E un’altra atleta, Agnese Rossi, ha allo stesso modo confidato il proprio disappunto a Feminist Post: “Lo spirito sportivo prevede di riconoscere quando ci sono atlete più forti, ma la competizione deve avvenire con il rispetto della categoria: con atlete dello stesso sesso, non con chi ha mantenuto corpo da uomo“.
Il testosterone, le medicine, la transizione
Difendendo il proprio diritto di gareggiare tra le donne, tuttavia, la velocista paralimpica transgender ha spiegato al Corriere di doversi attenere a un preciso regolamento. “I livelli di testosterone devono essere bassi e ogni settimana faccio gli esami del sangue. Chi parla a vanvera non sa che mi sottopongo alla terapia ormonale femminilizzante, che ti distrugge. Assumo medicine antitumorali, che abbassano emoglobina e ematocrito: ho freddo, ingrasso, ho le mani gonfie, dolori“, ha affermato, raccontando anche i disagi nel periodo della transizione. “Dovevo correre con i maschi e non me la sentivo. Ci sono voluti cinque anni per essere riabilitata in questa società che mi definiva non conforme“.
Il dibattito nel mondo sportivo
Valentina, che prima si chiamava Fabrizio e aveva un matrimonio da cui è nato suo figlio di 7 anni, aveva infatti iniziato la transizione nel 2018. Quel percorso l’avrebbe poi portata – sul fronte sportivo – a passare dalla categoria maschile a quella femminile. Ma, proprio in ambito agonistico, il tentativo di far passare questa situazione come ovvia non ci sembra del tutto corretto. Chi segue lo sport sa infatti che la questione è articolata e dibattuta. Il mondo sportivo da tempo si sta interrogando sul tema sull’eventuale “vantaggio biogico” che potrebbe agevolare le atlete trans rispetto alle competitor donne. Buttarla sulla discriminazione o sulla rivendicazioni di presunti diritti Lgbt sembra quasi un modo per non affrontare la controversa questione nei dettagli.
Lo scorso giugno, ad esempio, la Federazione internazionale di nuoto (Fina) aveva votato contro la possibilità alle atlete transgender di gareggiare nelle competizioni d’élite femminili. Secondo le nuove direttive, per accedervi le nuotatrici devono avere completato la transizione di genere entro i 12 anni, eventualità abbastanza remota visti i tempi tecnici e psicologici che necessita tale percorso. La decisione aveva riguardato nell’immediato la nuotatrice Lia Thomas, entrata nella squadra femminile. E già nel 2019 l’ex tennista americana Martina Navratilova, lesbica e icona gay, aveva criticato duramente la partecipazione di atlete transgender alle competizioni femminili. “Una pratica folle, un vero imbroglio“, disse. Non mancarono le polemiche.

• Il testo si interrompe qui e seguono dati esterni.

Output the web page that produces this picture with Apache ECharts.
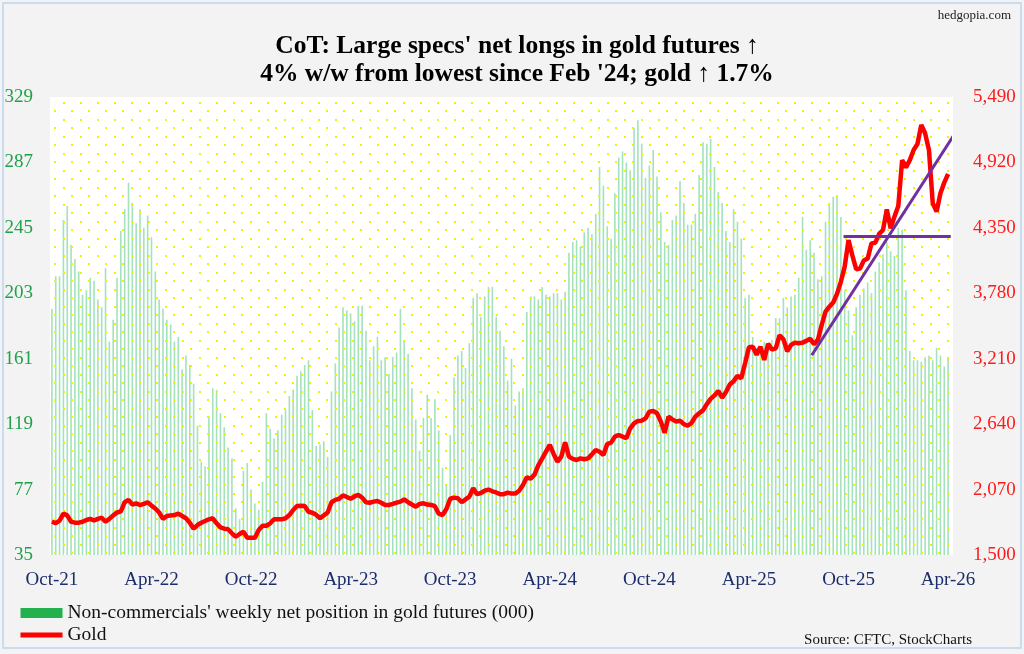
<!DOCTYPE html>
<html lang="en">
<head>
  <meta charset="UTF-8">
  <title>CoT: gold futures</title>
  <script src="https://cdn.jsdelivr.net/npm/echarts@6/dist/echarts.min.js"></script>
  <style>
    html, body { margin: 0; padding: 0; background: #f3f3f3; }
    #main { width: 1024px; height: 654px; }
  </style>
</head>
<body>
<div id="main"></div>
<script>
  // x axis tick labels, one every 26 weeks
  const xTickLabels = ['Oct-21', 'Apr-22', 'Oct-22', 'Apr-23', 'Oct-23', 'Apr-24', 'Oct-24', 'Apr-25', 'Oct-25', 'Apr-26'];

  // non-commercials' weekly net position in gold futures (000)
  const netLongs = [
    193, 214, 214, 250, 259, 234, 225, 217, 202, 205, 213, 211, 199, 194, 219, 172, 186, 213, 243, 257,
    274, 261, 248, 257, 245, 253, 239, 217, 199, 193, 186, 183, 172, 175, 154, 163, 157, 145, 118, 95,
    92, 124, 142, 141, 126, 117, 104, 97, 65, 58, 89, 94, 77, 68, 64, 82, 126, 116, 110, 115,
    125, 128, 137, 141, 150, 153, 157, 160, 128, 105, 106, 108, 98, 140, 158, 181, 194, 192, 190, 185,
    195, 195, 179, 160, 169, 175, 160, 162, 151, 162, 165, 193, 173, 164, 142, 122, 102, 123, 138, 123,
    135, 115, 91, 80, 112, 149, 163, 166, 155, 171, 200, 203, 188, 201, 207, 207, 188, 179, 169, 147,
    161, 131, 140, 142, 191, 201, 201, 199, 207, 202, 201, 203, 203, 199, 204, 229, 236, 237, 233, 242,
    245, 241, 254, 284, 272, 246, 238, 267, 290, 294, 287, 282, 309, 314, 299, 277, 285, 295, 278, 255,
    236, 234, 250, 253, 275, 261, 247, 247, 254, 279, 300, 299, 302, 284, 268, 261, 243, 236, 257, 249,
    238, 200, 202, 175, 168, 165, 172, 170, 173, 187, 187, 200, 194, 201, 202, 213, 252, 231, 237, 229,
    212, 214, 249, 261, 265, 266, 252, 205, 192, 176, 194, 202, 206, 210, 203, 217, 223, 228, 236, 230,
    227, 245, 244, 205, 166, 160, 160, 159, 162, 163, 160, 168, 163, 156, 162
  ];

  // gold, weekly close ($/oz)
  const goldPrice = [
    1790, 1778, 1800, 1860, 1845, 1790, 1782, 1782, 1790, 1805, 1815, 1800, 1815, 1825, 1790, 1815, 1845, 1870, 1880, 1960,
    1980, 1940, 1950, 1935, 1945, 1960, 1930, 1905, 1870, 1815, 1840, 1845, 1848, 1860, 1840, 1820, 1781, 1729, 1761, 1781,
    1796, 1811, 1820, 1776, 1741, 1729, 1724, 1689, 1659, 1683, 1703, 1651, 1651, 1651, 1718, 1755, 1755, 1776, 1811, 1811,
    1811, 1820, 1848, 1892, 1927, 1930, 1927, 1877, 1868, 1850, 1820, 1845, 1870, 1960, 1980, 1990, 2020, 2005, 1990, 2010,
    2023, 2000, 1960, 1955, 1965, 1970, 1955, 1936, 1936, 1945, 1956, 1965, 1985, 1960, 1940, 1921, 1945, 1950, 1940, 1936,
    1925, 1860, 1848, 1900, 1990, 2000, 1995, 1960, 1985, 2008, 2081, 2030, 2040, 2060, 2070, 2055, 2045, 2030, 2030, 2043,
    2035, 2035, 2060, 2110, 2177, 2165, 2200, 2280, 2340, 2400, 2460, 2380, 2313, 2357, 2481, 2357, 2337, 2328, 2342, 2334,
    2342, 2377, 2415, 2400, 2371, 2467, 2479, 2531, 2545, 2531, 2517, 2604, 2647, 2668, 2670, 2691, 2749, 2755, 2735, 2662,
    2566, 2705, 2682, 2662, 2670, 2640, 2626, 2650, 2705, 2735, 2760, 2815, 2860, 2890, 2930, 2870, 2920, 2985, 3015, 3060,
    3040, 3170, 3310, 3315, 3245, 3315, 3200, 3340, 3290, 3300, 3415, 3380, 3275, 3330, 3350, 3345, 3350, 3365, 3385, 3335,
    3375, 3505, 3620, 3663, 3700, 3775, 3880, 4012, 4244, 4110, 3990, 3995, 4065, 4082, 4215, 4221, 4297, 4331, 4510, 4346,
    4448, 4540, 4940, 4877, 4940, 5029, 5081, 5247, 5174, 5029, 4564, 4491, 4651, 4744, 4819
  ];

  // hand-drawn trend lines: [week index, gold price]
  const trendUp = [[198.4, 3240], [236.1, 5188]];
  const trendFlat = [[206.7, 4275], [234.7, 4275]];

  // weekly categories
  const weeks = [];
  const start = new Date(Date.UTC(2021, 9, 5));
  for (let i = 0; i < netLongs.length; i++) {
    const d = new Date(start.getTime() + i * 7 * 86400000);
    weeks.push(d.toISOString().slice(0, 10));
  }

  const SERIF = 'Liberation Serif';
  const barName = "Non-commercials' weekly net position in gold futures (000)";

  //yellow dot pattern of the plot area
  function dotTile() {
    const c = document.createElement('canvas');
    c.width = 17;
    c.height = 17;
    const ctx = c.getContext('2d');
    ctx.fillStyle = '#f2f200';
    ctx.fillRect(3, 8, 2, 2);
    ctx.fillRect(12, 0, 2, 2);
    return c;
  }

  const option = {
    backgroundColor: '#f3f3f3',
    animation: false,
    title: [
      {
        text: "CoT: Large specs' net longs in gold futures ↑\n4% w/w from lowest since Feb '24; gold ↑ 1.7%",
        left: 512,
        top: 27,
        textAlign: 'center',
        textStyle: { fontFamily: SERIF, fontWeight: 'bold', fontSize: 25.5, lineHeight: 28, color: '#000' }
      },
      {
        text: 'hedgopia.com',
        right: 8,
        top: 4,
        textStyle: { fontFamily: SERIF, fontWeight: 'normal', fontSize: 13, color: '#222' }
      },
      {
        text: 'Source: CFTC, StockCharts',
        right: 47,
        top: 628,
        textStyle: { fontFamily: SERIF, fontWeight: 'normal', fontSize: 15, color: '#111' }
      }
    ],
    legend: {
      orient: 'vertical',
      left: 18,
      top: 603,
      padding: 0,
      itemWidth: 42,
      itemHeight: 10,
      itemGap: 2,
      textStyle: { fontFamily: SERIF, fontSize: 19.5, color: '#111', lineHeight: 20 },
      data: [
        { name: barName, icon: 'rect', itemStyle: { color: '#22b14c' } },
        {
          name: 'Gold',
          itemStyle: { color: 'rgba(0,0,0,0)', borderColor: 'rgba(0,0,0,0)' },
          lineStyle: { color: '#ff0000', width: 5 }
        }
      ]
    },
    grid: { left: 50, right: 74, top: 97, bottom: 99 },
    graphic: [
      {
        type: 'rect', z: -10, silent: true,
        shape: { x: 50, y: 97, width: 903, height: 458 },
        style: { fill: '#ffffff' }
      },
      {
        type: 'rect', z: 3, silent: true,
        shape: { x: 50, y: 97, width: 903, height: 458 },
        style: { fill: { image: dotTile(), repeat: 'repeat' } }
      },
      {
        type: 'rect', z: 10, silent: true,
        shape: { x: 3, y: 3, width: 1018, height: 645 },
        style: { fill: 'none', stroke: '#c9dcf0', lineWidth: 2 }
      }
    ],
    xAxis: [
      {
        type: 'category',
        data: weeks,
        boundaryGap: true,
        axisLine: { show: false },
        axisTick: { show: false },
        splitLine: { show: false },
        axisLabel: {
          interval: 25,
          margin: 16,
          color: '#1c2d6b',
          fontFamily: SERIF,
          fontSize: 19,
          formatter: (v, i) => xTickLabels[Math.round(i / 26)]
        }
      },
      { type: 'value', min: -0.5, max: netLongs.length - 0.5, show: false }
    ],
    yAxis: [
      {
        type: 'value', position: 'left', min: 35, max: 329, interval: 42,
        axisLine: { show: false }, axisTick: { show: false }, splitLine: { show: false },
        axisLabel: { color: '#1fa34a', fontFamily: SERIF, fontSize: 19, margin: 17 }
      },
      {
        type: 'value', position: 'right', min: 1500, max: 5490, interval: 570,
        axisLine: { show: false }, axisTick: { show: false }, splitLine: { show: false },
        axisLabel: {
          color: '#ff1a1a', fontFamily: SERIF, fontSize: 19, margin: 23,
          formatter: v => v.toLocaleString('en-US')
        }
      }
    ],
    series: [
      {
        name: barName,
        type: 'bar',
        xAxisIndex: 0,
        yAxisIndex: 0,
        data: netLongs,
        barWidth: 1.6,
        itemStyle: { color: '#a3e2bb' },
        z: 2,
        silent: true
      },
      {
        name: 'Gold',
        type: 'line',
        xAxisIndex: 0,
        yAxisIndex: 1,
        data: goldPrice,
        symbol: 'none',
        lineStyle: { color: '#ff0000', width: 4.5 },
        itemStyle: { color: '#ff0000' },
        z: 5,
        silent: true
      },
      {
        name: 'trendUp',
        type: 'line',
        xAxisIndex: 1,
        yAxisIndex: 1,
        data: trendUp,
        symbol: 'none',
        clip: false,
        lineStyle: { color: '#7030a0', width: 3 },
        z: 6,
        silent: true
      },
      {
        name: 'trendFlat',
        type: 'line',
        xAxisIndex: 1,
        yAxisIndex: 1,
        data: trendFlat,
        symbol: 'none',
        clip: false,
        lineStyle: { color: '#7030a0', width: 3 },
        z: 6,
        silent: true
      }
    ]
  };

  const myChart = echarts.init(document.getElementById('main'));
  myChart.setOption(option);
</script>
</body>
</html>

Valentina Petrillo, le prossime gare: “Punto alle olimpiadi”
In Italia, intanto, Valentina Petrillo pensa già ai prossimi traguardi sportivi e domenica sarà in posta ai campionati mondiali indoor a Torun, in Polonia. “Sono già arrivati messaggi aggressivi al comitato organizzatore ed è stata allertata la sicurezza. Ho paura di ritorsioni nei miei confronti. Potrebbero farmi di tutto, anche uno sgambetto. Non deve accadere: a luglio, a Parigi, voglio qualificarmi per le Olimpiadi”, ha lamentato la velocista, sulla quale è stato realizzato anche un docufilm. A tornare a correre saranno probabilmente anche le polemiche.